* [The request]: In this exercise, return the whole listing exactly, excluding any images.

* [Dataset section]:
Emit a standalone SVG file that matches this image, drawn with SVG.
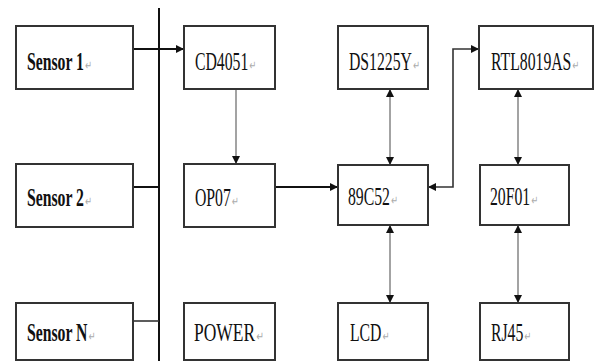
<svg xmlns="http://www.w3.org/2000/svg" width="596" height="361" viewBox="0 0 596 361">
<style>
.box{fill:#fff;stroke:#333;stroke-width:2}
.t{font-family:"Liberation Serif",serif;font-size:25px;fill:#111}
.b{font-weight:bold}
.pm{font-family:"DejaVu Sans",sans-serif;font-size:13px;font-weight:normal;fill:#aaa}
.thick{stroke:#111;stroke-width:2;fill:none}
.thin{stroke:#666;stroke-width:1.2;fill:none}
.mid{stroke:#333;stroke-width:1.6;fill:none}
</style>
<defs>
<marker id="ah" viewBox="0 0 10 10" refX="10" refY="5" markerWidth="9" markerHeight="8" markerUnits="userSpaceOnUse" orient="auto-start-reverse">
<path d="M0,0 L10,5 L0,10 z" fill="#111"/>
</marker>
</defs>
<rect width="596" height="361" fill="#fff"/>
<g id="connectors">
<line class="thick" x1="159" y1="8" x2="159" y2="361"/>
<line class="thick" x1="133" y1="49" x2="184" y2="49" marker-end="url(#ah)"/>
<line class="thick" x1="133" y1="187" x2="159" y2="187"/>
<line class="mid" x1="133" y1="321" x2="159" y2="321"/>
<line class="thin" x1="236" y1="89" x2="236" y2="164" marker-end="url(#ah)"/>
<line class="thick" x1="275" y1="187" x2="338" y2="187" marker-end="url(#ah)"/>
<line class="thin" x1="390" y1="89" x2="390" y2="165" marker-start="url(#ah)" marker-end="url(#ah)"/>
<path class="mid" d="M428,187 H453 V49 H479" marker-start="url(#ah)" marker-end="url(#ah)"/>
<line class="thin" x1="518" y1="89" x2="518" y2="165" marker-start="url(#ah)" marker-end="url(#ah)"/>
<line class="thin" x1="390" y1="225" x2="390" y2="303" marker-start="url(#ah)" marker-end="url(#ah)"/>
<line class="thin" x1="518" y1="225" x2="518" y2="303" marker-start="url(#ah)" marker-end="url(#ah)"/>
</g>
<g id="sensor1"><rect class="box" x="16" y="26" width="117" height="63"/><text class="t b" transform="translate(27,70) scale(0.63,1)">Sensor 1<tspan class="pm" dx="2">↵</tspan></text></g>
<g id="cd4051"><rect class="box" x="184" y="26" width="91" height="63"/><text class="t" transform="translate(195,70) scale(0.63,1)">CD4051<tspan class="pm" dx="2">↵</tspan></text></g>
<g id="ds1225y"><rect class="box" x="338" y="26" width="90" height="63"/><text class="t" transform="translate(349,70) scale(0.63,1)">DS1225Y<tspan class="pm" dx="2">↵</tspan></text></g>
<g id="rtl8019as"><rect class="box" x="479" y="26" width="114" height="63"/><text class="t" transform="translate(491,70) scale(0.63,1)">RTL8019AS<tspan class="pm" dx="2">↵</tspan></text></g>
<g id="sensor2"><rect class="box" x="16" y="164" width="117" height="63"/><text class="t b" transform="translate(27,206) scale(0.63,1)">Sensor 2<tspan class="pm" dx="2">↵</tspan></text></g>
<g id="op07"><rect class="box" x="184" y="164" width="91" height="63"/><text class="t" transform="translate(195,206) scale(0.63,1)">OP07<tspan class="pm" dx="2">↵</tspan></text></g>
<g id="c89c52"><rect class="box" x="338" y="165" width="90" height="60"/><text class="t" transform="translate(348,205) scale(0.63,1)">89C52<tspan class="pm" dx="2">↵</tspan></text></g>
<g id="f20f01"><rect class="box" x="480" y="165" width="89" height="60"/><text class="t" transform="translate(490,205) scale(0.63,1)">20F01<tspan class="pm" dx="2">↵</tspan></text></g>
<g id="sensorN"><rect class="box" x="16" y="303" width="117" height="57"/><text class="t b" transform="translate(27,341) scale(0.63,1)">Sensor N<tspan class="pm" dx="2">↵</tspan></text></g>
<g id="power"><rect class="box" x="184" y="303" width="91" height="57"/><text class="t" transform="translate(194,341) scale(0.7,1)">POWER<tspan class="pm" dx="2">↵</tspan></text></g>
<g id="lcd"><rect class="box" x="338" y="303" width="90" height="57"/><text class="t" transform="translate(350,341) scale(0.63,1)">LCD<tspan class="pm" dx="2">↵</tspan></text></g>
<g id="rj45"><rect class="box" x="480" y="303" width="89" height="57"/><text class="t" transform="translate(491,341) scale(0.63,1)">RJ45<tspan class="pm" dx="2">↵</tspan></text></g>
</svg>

* [Result for this task]:
Emit a standalone SVG file that matches this image, drawn with SVG.
<svg xmlns="http://www.w3.org/2000/svg" width="596" height="361" viewBox="0 0 596 361">
<style>
.box{fill:#fff;stroke:#333;stroke-width:2}
.t{font-family:"Liberation Serif",serif;font-size:25px;fill:#111}
.b{font-weight:bold}
.pm{font-family:"DejaVu Sans",sans-serif;font-size:13px;font-weight:normal;fill:#aaa}
.thick{stroke:#111;stroke-width:2;fill:none}
.thin{stroke:#666;stroke-width:1.2;fill:none}
.mid{stroke:#333;stroke-width:1.6;fill:none}
</style>
<defs>
<marker id="ah" viewBox="0 0 10 10" refX="10" refY="5" markerWidth="9" markerHeight="8" markerUnits="userSpaceOnUse" orient="auto-start-reverse">
<path d="M0,0 L10,5 L0,10 z" fill="#111"/>
</marker>
</defs>
<rect width="596" height="361" fill="#fff"/>
<g id="connectors">
<line class="thick" x1="159" y1="8" x2="159" y2="361"/>
<line class="thick" x1="133" y1="49" x2="184" y2="49" marker-end="url(#ah)"/>
<line class="thick" x1="133" y1="187" x2="159" y2="187"/>
<line class="mid" x1="133" y1="321" x2="159" y2="321"/>
<line class="thin" x1="236" y1="89" x2="236" y2="164" marker-end="url(#ah)"/>
<line class="thick" x1="275" y1="187" x2="338" y2="187" marker-end="url(#ah)"/>
<line class="thin" x1="390" y1="89" x2="390" y2="165" marker-start="url(#ah)" marker-end="url(#ah)"/>
<path class="mid" d="M428,187 H453 V49 H479" marker-start="url(#ah)" marker-end="url(#ah)"/>
<line class="thin" x1="518" y1="89" x2="518" y2="165" marker-start="url(#ah)" marker-end="url(#ah)"/>
<line class="thin" x1="390" y1="225" x2="390" y2="303" marker-start="url(#ah)" marker-end="url(#ah)"/>
<line class="thin" x1="518" y1="225" x2="518" y2="303" marker-start="url(#ah)" marker-end="url(#ah)"/>
</g>
<g id="sensor1"><rect class="box" x="16" y="26" width="117" height="63"/><text class="t b" transform="translate(27,70) scale(0.63,1)">Sensor 1<tspan class="pm" dx="2">↵</tspan></text></g>
<g id="cd4051"><rect class="box" x="184" y="26" width="91" height="63"/><text class="t" transform="translate(195,70) scale(0.63,1)">CD4051<tspan class="pm" dx="2">↵</tspan></text></g>
<g id="ds1225y"><rect class="box" x="338" y="26" width="90" height="63"/><text class="t" transform="translate(349,70) scale(0.63,1)">DS1225Y<tspan class="pm" dx="2">↵</tspan></text></g>
<g id="rtl8019as"><rect class="box" x="479" y="26" width="114" height="63"/><text class="t" transform="translate(491,70) scale(0.63,1)">RTL8019AS<tspan class="pm" dx="2">↵</tspan></text></g>
<g id="sensor2"><rect class="box" x="16" y="164" width="117" height="63"/><text class="t b" transform="translate(27,206) scale(0.63,1)">Sensor 2<tspan class="pm" dx="2">↵</tspan></text></g>
<g id="op07"><rect class="box" x="184" y="164" width="91" height="63"/><text class="t" transform="translate(195,206) scale(0.63,1)">OP07<tspan class="pm" dx="2">↵</tspan></text></g>
<g id="c89c52"><rect class="box" x="338" y="165" width="90" height="60"/><text class="t" transform="translate(348,205) scale(0.63,1)">89C52<tspan class="pm" dx="2">↵</tspan></text></g>
<g id="f20f01"><rect class="box" x="480" y="165" width="89" height="60"/><text class="t" transform="translate(490,205) scale(0.63,1)">20F01<tspan class="pm" dx="2">↵</tspan></text></g>
<g id="sensorN"><rect class="box" x="16" y="303" width="117" height="57"/><text class="t b" transform="translate(27,341) scale(0.63,1)">Sensor N<tspan class="pm" dx="2">↵</tspan></text></g>
<g id="power"><rect class="box" x="184" y="303" width="91" height="57"/><text class="t" transform="translate(194,341) scale(0.7,1)">POWER<tspan class="pm" dx="2">↵</tspan></text></g>
<g id="lcd"><rect class="box" x="338" y="303" width="90" height="57"/><text class="t" transform="translate(350,341) scale(0.63,1)">LCD<tspan class="pm" dx="2">↵</tspan></text></g>
<g id="rj45"><rect class="box" x="480" y="303" width="89" height="57"/><text class="t" transform="translate(491,341) scale(0.63,1)">RJ45<tspan class="pm" dx="2">↵</tspan></text></g>
</svg>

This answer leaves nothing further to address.